Em 16 de setembro de 1620, o Mayflower zarpou da Inglaterra com destino ao Novo Mundo, transportando 102 peregrinos e inaugurando a colonização do país que viria a ser os Estados Unidos. Quatrocentos anos depois, no mesmo dia e no mesmo porto britânico de Plymouth, de onde a antiga embarcação se lançou ao Atlântico, um novo Mayflower, completamente diferente daquele, foi oficialmente batizado. Dessa vez, porém, a missão desbravadora é outra: nos próximos dias, a nau inaugurará uma nova era nas navegações, sem passageiros nem tripulação, viajando de forma completamente autônoma.

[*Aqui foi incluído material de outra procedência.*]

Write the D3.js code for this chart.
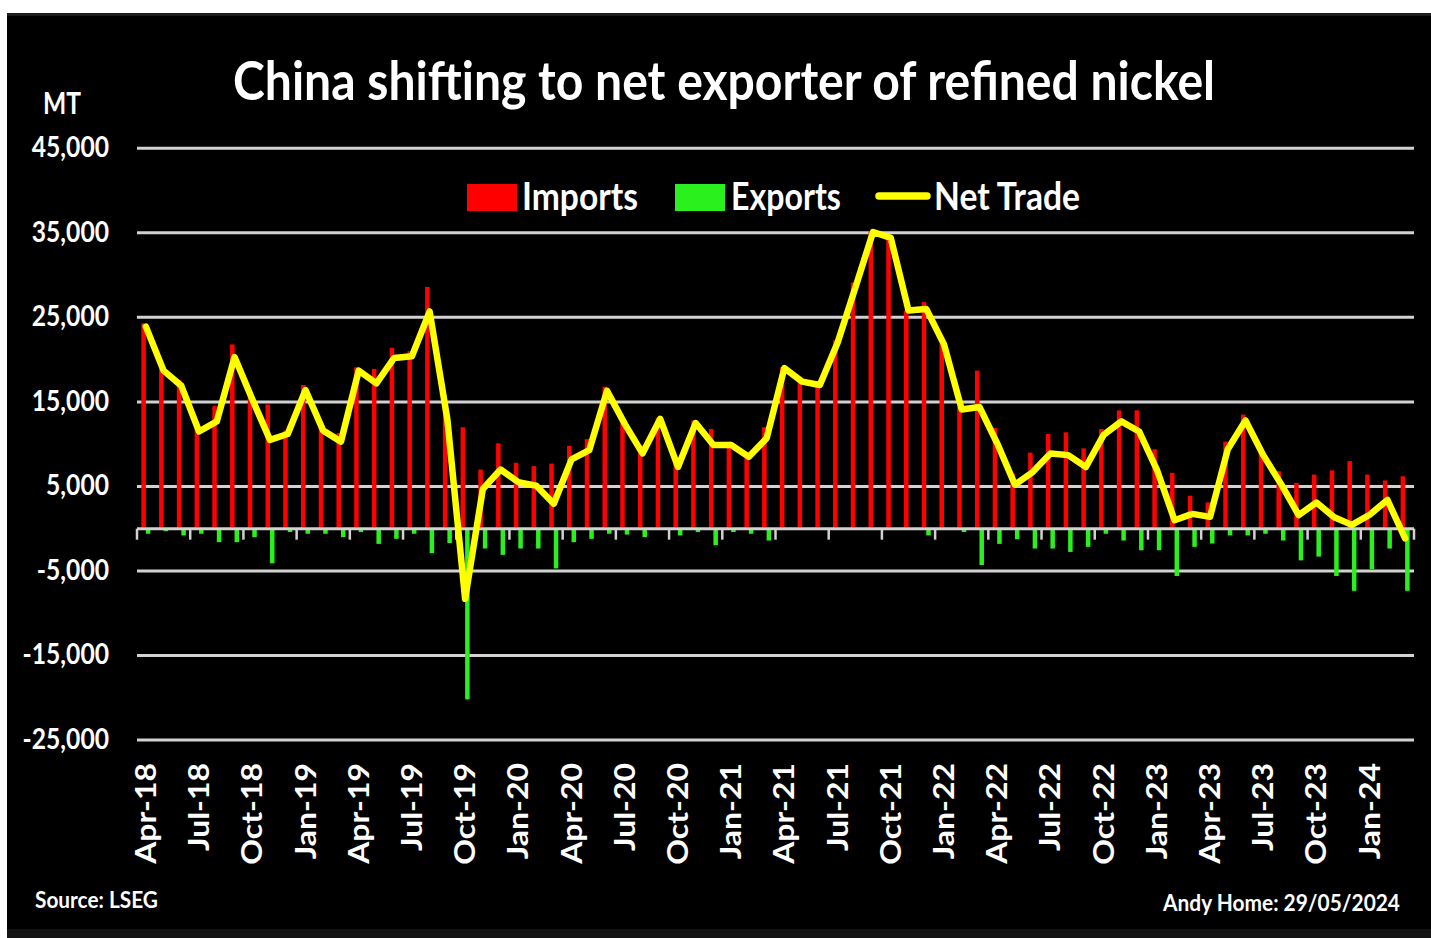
<!DOCTYPE html>
<html><head><meta charset="utf-8">
<script src="https://cdn.jsdelivr.net/npm/d3@7"></script>
<style>
body{margin:0;background:#fff;}
svg{display:block;}
text{font-family:Lato,"Open Sans",sans-serif;font-weight:700;fill:#fff;}
</style>
</head><body>
<svg id="chart" width="1431" height="938"></svg>
<script>
const titleText = "China shifting to net exporter of refined nickel";
const unitLabel = "MT";
const sourceText = "Source: LSEG";
const creditText = "Andy Home: 29/05/2024";
const seriesNames = ["Imports", "Exports", "Net Trade"];

const months = [
  "Apr-18","May-18","Jun-18","Jul-18","Aug-18","Sep-18","Oct-18","Nov-18","Dec-18",
  "Jan-19","Feb-19","Mar-19","Apr-19","May-19","Jun-19","Jul-19","Aug-19","Sep-19","Oct-19","Nov-19","Dec-19",
  "Jan-20","Feb-20","Mar-20","Apr-20","May-20","Jun-20","Jul-20","Aug-20","Sep-20","Oct-20","Nov-20","Dec-20",
  "Jan-21","Feb-21","Mar-21","Apr-21","May-21","Jun-21","Jul-21","Aug-21","Sep-21","Oct-21","Nov-21","Dec-21",
  "Jan-22","Feb-22","Mar-22","Apr-22","May-22","Jun-22","Jul-22","Aug-22","Sep-22","Oct-22","Nov-22","Dec-22",
  "Jan-23","Feb-23","Mar-23","Apr-23","May-23","Jun-23","Jul-23","Aug-23","Sep-23","Oct-23","Nov-23","Dec-23",
  "Jan-24","Feb-24","Mar-24"
];

const imports = [
  24300,19000,17600,12100,14500,21800,16300,14700,11600,
  17000,12100,11300,19100,18900,21400,21000,28600,14600,12000,7000,10100,
  7800,7400,7700,9800,10600,16800,13100,9900,13100,8100,12800,11800,
  10300,9100,12000,19100,17300,16900,22300,29100,35200,34500,25800,26800,
  21900,14400,18700,11900,6500,9000,11200,11400,9500,11800,14000,14000,
  9400,6600,3900,3100,10300,13500,9300,6800,5400,6400,6900,8000,
  6400,5700,6200
];

const exportsData = [
  -600,-300,-800,-600,-1600,-1600,-1000,-4100,-400,
  -600,-600,-1000,-400,-1800,-1200,-600,-2900,-1700,-20200,-2350,-3100,
  -2350,-2350,-4700,-1600,-1200,-600,-700,-1000,-100,-800,-400,-1950,
  -400,-600,-1400,0,0,0,0,0,0,0,0,-800,
  0,-400,-4300,-1800,-1250,-2350,-2350,-2750,-2150,-600,-1400,-2550,
  -2550,-5600,-2150,-1750,-800,-800,-600,-1400,-3750,-3300,-5600,-7350,
  -4800,-2350,-7350
];

const netTrade = [
  23900,18700,16900,11500,12700,20300,15300,10500,11200,
  16400,11600,10300,18700,17200,20200,20400,25700,12900,-8300,4700,7000,
  5500,5100,2950,8200,9300,16300,12400,8900,13000,7300,12500,9900,
  9900,8500,10700,19000,17400,17000,22000,28500,35100,34400,25800,26000,
  21800,14100,14400,10100,5200,6700,8900,8700,7300,11100,12700,11500,
  7000,1000,1750,1400,9400,12800,8700,5300,1600,3100,1350,450,
  1650,3400,-1150
];

const yTicks = [-25000,-15000,-5000,5000,15000,25000,35000,45000];

const COLORS = {imp:"#ff0000", exp:"#2af01e", net:"#ffff00", grid:"#d2d2d2"};

const svg = d3.select("#chart");

// background panel
svg.append("rect").attr("x",7).attr("y",13).attr("width",1424).attr("height",917).attr("fill","#000");
svg.append("rect").attr("x",7).attr("y",13).attr("width",1424).attr("height",3).attr("fill","#1c1c1c");
svg.append("rect").attr("x",7).attr("y",929).attr("width",1424).attr("height",9).attr("fill","#141414");

const x = d3.scaleBand().domain(months).range([137,1414]).padding(0);
const sub = d3.scaleBand().domain(["imp","exp"]).range([0,x.bandwidth()]).paddingInner(0).paddingOuter(0.97);
const y = d3.scaleLinear().domain([-25000,45000]).range([740,148.3]);

function fit(sel, target){
  sel.each(function(){
    this.setAttribute("textLength", target);
    this.setAttribute("lengthAdjust","spacingAndGlyphs");
  });
}
function squeeze(sel, k){
  sel.each(function(){
    const w = this.getComputedTextLength();
    this.setAttribute("textLength", w*k);
    this.setAttribute("lengthAdjust","spacingAndGlyphs");
  });
}
const fmt = v => d3.format(",")(v).replace("\u2212","-");

// gridlines
svg.append("g").selectAll("line").data(yTicks).join("line")
  .attr("x1",137).attr("x2",1414)
  .attr("y1",d=>y(d)).attr("y2",d=>y(d))
  .attr("stroke",COLORS.grid).attr("stroke-width",3);

// y labels
const yl = svg.append("g").selectAll("text").data(yTicks).join("text")
  .attr("x",109).attr("y",d=>y(d)).attr("dy","0.31em")
  .attr("text-anchor","end").attr("font-size",28)
  .text(d=>fmt(d));
squeeze(yl, 0.88);

// bars
svg.append("g").selectAll("rect").data(months).join("rect")
  .attr("x",(m)=>x(m)+sub("imp")).attr("width",sub.bandwidth())
  .attr("y",(m,i)=>y(Math.max(0,imports[i])))
  .attr("height",(m,i)=>Math.abs(y(imports[i])-y(0)))
  .attr("fill",COLORS.imp);
svg.append("g").selectAll("rect").data(months).join("rect")
  .attr("x",(m)=>x(m)+sub("exp")).attr("width",sub.bandwidth())
  .attr("y",(m,i)=>y(Math.max(0,exportsData[i])))
  .attr("height",(m,i)=>Math.abs(y(exportsData[i])-y(0)))
  .attr("fill",COLORS.exp);

// zero axis with ticks
const y0 = y(0);
svg.append("line").attr("x1",137).attr("x2",1414).attr("y1",y0).attr("y2",y0)
  .attr("stroke",COLORS.grid).attr("stroke-width",3);
const tickPos = months.map(m=>x(m)).filter((v,i)=>i%3===0).concat([x.range()[1]]);
svg.append("g").selectAll("line").data(tickPos).join("line")
  .attr("x1",d=>d).attr("x2",d=>d).attr("y1",y0).attr("y2",y0+11)
  .attr("stroke",COLORS.grid).attr("stroke-width",2.5);

// net trade line
const line = d3.line().x((d,i)=>x(months[i])+x.bandwidth()/2).y(d=>y(d));
svg.append("path").datum(netTrade).attr("d",line)
  .attr("fill","none").attr("stroke",COLORS.net).attr("stroke-width",6.5)
  .attr("stroke-linejoin","round").attr("stroke-linecap","round");

// x labels
const xl = svg.append("g").selectAll("text").data(months.filter((m,i)=>i%3===0)).join("text")
  .attr("transform",m=>`translate(${x(m)+x.bandwidth()/2},763) rotate(-90)`)
  .attr("dy","0.358em").attr("text-anchor","end").attr("font-size",28)
  .text(m=>m);
squeeze(xl, 1.14);

// title
svg.append("text").attr("x",724).attr("y",100).attr("text-anchor","middle")
  .attr("font-size",53).text(titleText).call(fit, 982);

// unit
svg.append("text").attr("x",43).attr("y",114).attr("font-size",31).text(unitLabel).call(fit,38);

// legend
const lg = svg.append("g");
lg.append("rect").attr("x",467).attr("y",184).attr("width",50).attr("height",27).attr("fill",COLORS.imp);
lg.append("text").attr("x",522).attr("y",210).attr("font-size",39).text(seriesNames[0]).call(fit,116);
lg.append("rect").attr("x",675).attr("y",184).attr("width",50).attr("height",27).attr("fill",COLORS.exp);
lg.append("text").attr("x",731).attr("y",210).attr("font-size",39).text(seriesNames[1]).call(fit,110);
lg.append("line").attr("x1",879).attr("x2",927).attr("y1",196).attr("y2",196)
  .attr("stroke",COLORS.net).attr("stroke-width",7.5).attr("stroke-linecap","round");
lg.append("text").attr("x",934).attr("y",210).attr("font-size",39).text(seriesNames[2]).call(fit,146);

// footer
svg.append("text").attr("x",35).attr("y",908).attr("font-size",22).text(sourceText).call(fit,123);
svg.append("text").attr("x",1400).attr("y",911).attr("text-anchor","end").attr("font-size",22).text(creditText).call(fit,237);
</script>
</body></html>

Quatro séculos atrás, o Mayflower era um navio quase todo de madeira, com 30 metros de extensão, três mastros e velas de lona, que navegava a uma velocidade média de 6 quilômetros por hora. Já o novo modelo é feito de liga de alumínio, tem 32 metros de extensão, painel de energia solar e gerador de reserva a diesel, e é capaz de navegar três vezes mais rápido. E o mais relevante: é controlado por inteligência artificial, concebida pelo gigante IBM, que está conectada a seis câmeras e trinta sensores, o que dispensa supervisão de bordo, fazendo dele um veículo marítimo inovador.
O Mayflower do século XXI é efetivamente guiado pela tecnologia, e não por pessoas — mais especificamente por um software que analisa informações vindas de radares, satélites e outros equipamentos que ajustam seu percurso e velocidade, evitando colisão com outras embarcações. O sistema tem como objetivo principal comprovar a viabilidade de navios sem assistência humana. Para chegar ao local que hoje constitui o estado de Massachusetts, na costa nordeste dos Estados Unidos, os peregrinos do século XVII singraram 5 600 quilômetros em dois meses. No novo barco, o mesmo percurso levará apenas três semanas, sem a necessidade de marujos e oficiais. E, na verdade, sem peregrinos também.
Ao refazer a jornada histórica, o reluzente Mayflower não só provará sua capacidade de navegação autônoma, como também coletará informações da vida marinha, monitorando constantemente a temperatura e os níveis de sal e oxigênio das águas, além de verificar a existência de microplásticos poluentes no mar. Outro dispositivo especial são os microfones, que captarão sons emitidos por baleias encontradas pelo caminho. A coleta de dados científicos é capitaneada pela empresa de pesquisa oceânica ProMare, que investiu mais de 1 milhão de dólares na construção do Mayflower. A Universidade de Plymouth e a IBM também ajudaram a financiar o projeto.
Apesar de toda a tecnologia e cuidados, o grau de aventura do projeto é inequívoco — sujeito, evidentemente, a contratempos, chuvas e trovoadas. Poucos dias depois da primeira partida do porto de Plymouth, em 15 de junho, com 10% do percurso já concluído, um problema no gerador a diesel forçou o retorno da embarcação à Inglaterra para reparo e, até 29 de junho, o barco aguardava sinal verde para zarpar novamente. É interessante lembrar que o Mayflower original também teve de voltar ao porto algumas vezes antes de se lançar definitivamente em alto-mar, o que fez com que os peregrinos quase desistissem da viagem. “Barcos quebram com frequência, e o nosso não seria exceção”, declarou Brett Phaneuf, diretor do projeto, diante da ocorrência.
Embora os percalços existam, a empolgação com o Mayflower e com outros barcos do tipo não arrefeceu. “Embarcações autônomas são tendência mundial e, no momento, estamos vivendo o limiar dessa tecnologia”, afirma Hélio Mitio Morishita, professor do departamento de engenharia naval e oceânica da Poli-USP. Segundo Morishita, a inteligência artificial, quando empregada em navios comerciais, dará origem a uma frota que terá impacto no transporte mundial, com redução de custos de mão de obra.
Com os últimos avanços, a tecnologia já tornou automatizados e semiautônomos alguns processos de carga e descarga nos portos mais avançados. Porém, a fim de receber grandes embarcações conduzidas exclusivamente por softwares, essas tecnologias precisam ficar ainda melhores. Até agora, depois de alguns anos de testes, existem dificuldades técnicas e legais a superar antes de pôr para rodar os aguardados carros autônomos. Imagine o tamanho do problema quando se trata de cargueiros e petroleiros de 10 000 toneladas. Para chegar lá, as esperanças estão depositadas no sucesso de embarcações como o moderno Mayflower. Assim como a sua versão histórica, ele pode ficar marcado como o navio pioneiro de uma grande mudança.